[start]

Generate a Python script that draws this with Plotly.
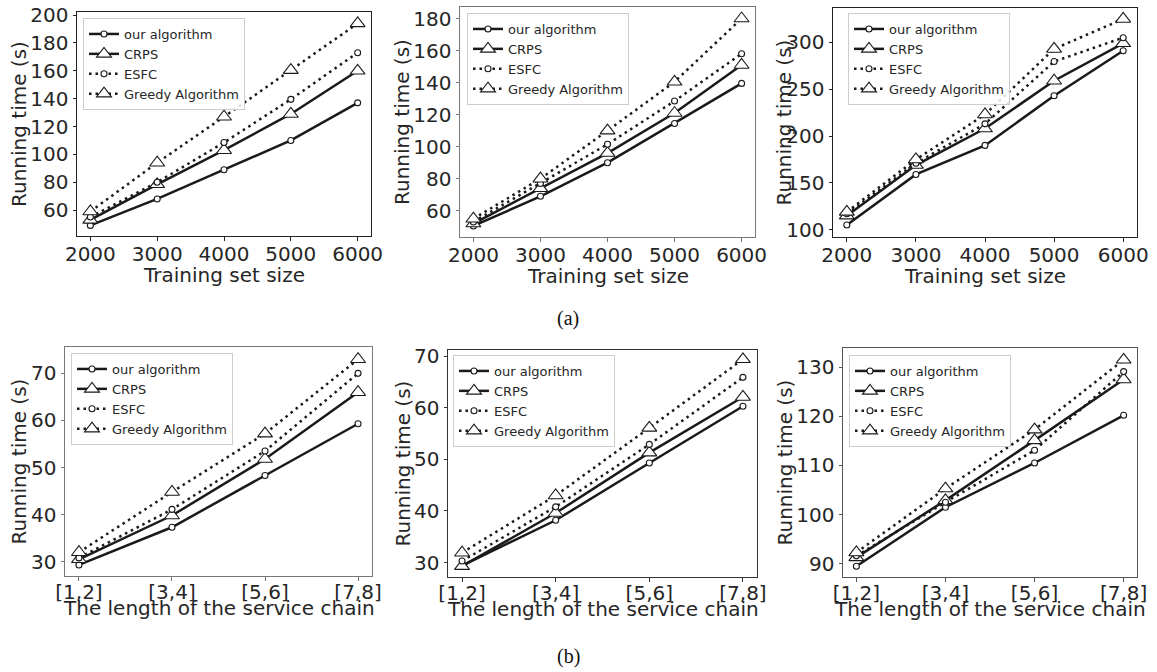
import plotly.graph_objects as go

W, H = 1157, 672

series_names = ["our algorithm", "CRPS", "ESFC", "Greedy Algorithm"]
train_sizes = [2000, 3000, 4000, 5000, 6000]
chain_lengths = ["[1,2]", "[3,4]", "[5,6]", "[7,8]"]

a1_ours = [49, 68, 89, 110, 137]
a1_crps = [53, 78.5, 103, 129, 160]
a1_esfc = [55, 80, 108.5, 139.5, 173]
a1_greedy = [59, 94, 127, 160.5, 194]

a2_ours = [50.5, 69, 90, 114.5, 139.5]
a2_crps = [52, 74, 96, 121, 151]
a2_esfc = [53, 77, 101.5, 128.5, 158]
a2_greedy = [55, 80, 110, 140.5, 180]

a3_ours = [105, 159, 190, 243, 291]
a3_crps = [115, 169, 208, 259, 299]
a3_esfc = [117, 171, 213, 279.5, 305]
a3_greedy = [119, 175, 223, 293, 325]

b1_ours = [29.3, 37.3, 48.3, 59.3]
b1_crps = [30.5, 39.8, 51.8, 66]
b1_esfc = [30.8, 41.1, 53.5, 70]
b1_greedy = [32, 44.8, 57.2, 73]

b2_ours = [29.4, 38.2, 49.3, 60.3]
b2_crps = [29.3, 39.6, 51.3, 62.1]
b2_esfc = [30.3, 40.8, 52.9, 65.9]
b2_greedy = [31.9, 43, 56.1, 69.4]

b3_ours = [89.5, 101.5, 110.5, 120.2]
b3_crps = [91.3, 102.9, 115.1, 127.5]
b3_esfc = [91.6, 102.5, 113.1, 129.1]
b3_greedy = [92.3, 105.3, 117.3, 131.5]

panels = [
    dict(x=train_sizes, data=[a1_ours, a1_crps, a1_esfc, a1_greedy], box=(77, 371, 12, 236),
         xr=[1800, 6200], yr=[41.4, 202.2], dt=20, leg=(83, 18), fc="#222222", yt=19,
         xtitle="Training set size", xtoff=39, tso=-4),
    dict(x=train_sizes, data=[a2_ours, a2_crps, a2_esfc, a2_greedy], box=(460, 755, 7, 237),
         xr=[1800, 6200], yr=[43.6, 187.2], dt=20, leg=(467, 13), fc="#777777", yt=402,
         xtitle="Training set size", xtoff=39, tso=-4),
    dict(x=train_sizes, data=[a3_ours, a3_crps, a3_esfc, a3_greedy], box=(833, 1137, 8, 237),
         xr=[1800, 6200], yr=[92.2, 336.7], dt=50, leg=(848, 13), fc="#222222", yt=784,
         xtitle="Training set size", xtoff=39, tso=-4),
    dict(x=chain_lengths, data=[b1_ours, b1_crps, b1_esfc, b1_greedy], box=(65, 372, 347, 576),
         xr=[-0.15, 3.15], yr=[26.95, 75.6], dt=10, leg=(71, 353), fc="#777777", yt=19,
         xtitle="The length of the service chain", xtoff=32, tso=-6),
    dict(x=chain_lengths, data=[b2_ours, b2_crps, b2_esfc, b2_greedy], box=(448, 757, 350, 577),
         xr=[-0.15, 3.15], yr=[27.2, 71.2], dt=10, leg=(453, 355), fc="#333333", yt=402,
         xtitle="The length of the service chain", xtoff=32, tso=-6),
    dict(x=chain_lengths, data=[b3_ours, b3_crps, b3_esfc, b3_greedy], box=(843, 1137, 348, 577),
         xr=[-0.15, 3.15], yr=[87.3, 133.9], dt=10, leg=(849, 355), fc="#555555", yt=784,
         xtitle="The length of the service chain", xtoff=32, tso=-6),
]

styles = [
    dict(dash="solid", symbol="circle", size=6),
    dict(dash="solid", symbol="triangle-up", size=13),
    dict(dash="2.5px,4px", symbol="circle", size=6),
    dict(dash="2.5px,4px", symbol="triangle-up", size=13),
]

LINE = "#1a1a1a"
TXT = "#262626"
FONT = "DejaVu Sans"

fig = go.Figure()
layout = dict(width=W, height=H, margin=dict(l=0, r=0, t=0, b=0, pad=0, autoexpand=False),
              paper_bgcolor="white", plot_bgcolor="white", showlegend=True,
              font=dict(family=FONT, color=TXT))
annotations = []

for i, p in enumerate(panels):
    n = i + 1
    xa = "x" if n == 1 else f"x{n}"
    ya = "y" if n == 1 else f"y{n}"
    legname = "legend" if n == 1 else f"legend{n}"
    for name, vals, st in zip(series_names, p["data"], styles):
        fig.add_trace(go.Scatter(
            x=p["x"], y=vals, name=name, mode="lines+markers",
            xaxis=xa, yaxis=ya, legend=legname,
            line=dict(color=LINE, width=2.5, dash=st["dash"]),
            marker=dict(symbol=st["symbol"], size=st["size"], color="white",
                        line=dict(color=LINE, width=1.1)),
        ))
    x0, x1, y0, y1 = p["box"]
    axcommon = dict(showgrid=False, zeroline=False, showline=True, mirror=True,
                    linecolor=p["fc"], linewidth=1, ticks="outside", ticklen=3.5,
                    automargin=False,
                    tickcolor=p["fc"], tickfont=dict(size=20, color=TXT, family=FONT))
    xkey = "xaxis" if n == 1 else f"xaxis{n}"
    ykey = "yaxis" if n == 1 else f"yaxis{n}"
    xax = dict(domain=[x0 / W, x1 / W], anchor=ya, range=p["xr"],
               ticklabelstandoff=p["tso"], **axcommon)
    if isinstance(p["x"][0], str):
        xax["type"] = "category"
    else:
        xax["tickvals"] = train_sizes
    layout[xkey] = xax
    layout[ykey] = dict(domain=[1 - y1 / H, 1 - y0 / H], anchor=xa, range=p["yr"],
                        dtick=p["dt"], tick0=0, **axcommon)
    layout[legname] = dict(x=p["leg"][0] / W, y=1 - p["leg"][1] / H, xanchor="left", yanchor="top",
                           bgcolor="rgba(255,255,255,0.85)", bordercolor="#cccccc", borderwidth=1,
                           font=dict(size=13, color=TXT, family=FONT), tracegroupgap=0)
    annotations.append(dict(text="Running time (s)", x=p["yt"] / W, y=1 - ((y0 + y1) / 2) / H,
                            xref="paper", yref="paper", showarrow=False, textangle=-90,
                            xanchor="center", yanchor="middle",
                            font=dict(size=20, color=TXT, family=FONT)))
    annotations.append(dict(text=p["xtitle"], x=((x0 + x1) / 2) / W, y=1 - (y1 + p["xtoff"]) / H,
                            xref="paper", yref="paper", showarrow=False,
                            xanchor="center", yanchor="middle",
                            font=dict(size=20, color=TXT, family=FONT)))

annotations.append(dict(text="(a)", x=568 / W, y=1 - 318 / H, xref="paper", yref="paper",
                        showarrow=False, xanchor="center", yanchor="middle",
                        font=dict(size=20, color="#111111", family="Liberation Serif")))
annotations.append(dict(text="(b)", x=568 / W, y=1 - 656 / H, xref="paper", yref="paper",
                        showarrow=False, xanchor="center", yanchor="middle",
                        font=dict(size=20, color="#111111", family="Liberation Serif")))

layout["annotations"] = annotations
fig.update_layout(**layout)
fig.write_html("out.html", config={"displayModeBar": False, "staticPlot": True},
               post_script="document.body.style.margin='0px';document.body.style.overflow='hidden';")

[end]

* [OBJECTIVE] Only lines belong in the copy: transcribe those from the start of the data through the line that contains "a2_greedy = [55, 80, 110, 140.5, 180]", and skip the pictures.

* [TASK SOLUTION]
Generate a Python script that draws this with Plotly.
import plotly.graph_objects as go

W, H = 1157, 672

series_names = ["our algorithm", "CRPS", "ESFC", "Greedy Algorithm"]
train_sizes = [2000, 3000, 4000, 5000, 6000]
chain_lengths = ["[1,2]", "[3,4]", "[5,6]", "[7,8]"]

a1_ours = [49, 68, 89, 110, 137]
a1_crps = [53, 78.5, 103, 129, 160]
a1_esfc = [55, 80, 108.5, 139.5, 173]
a1_greedy = [59, 94, 127, 160.5, 194]

a2_ours = [50.5, 69, 90, 114.5, 139.5]
a2_crps = [52, 74, 96, 121, 151]
a2_esfc = [53, 77, 101.5, 128.5, 158]
a2_greedy = [55, 80, 110, 140.5, 180]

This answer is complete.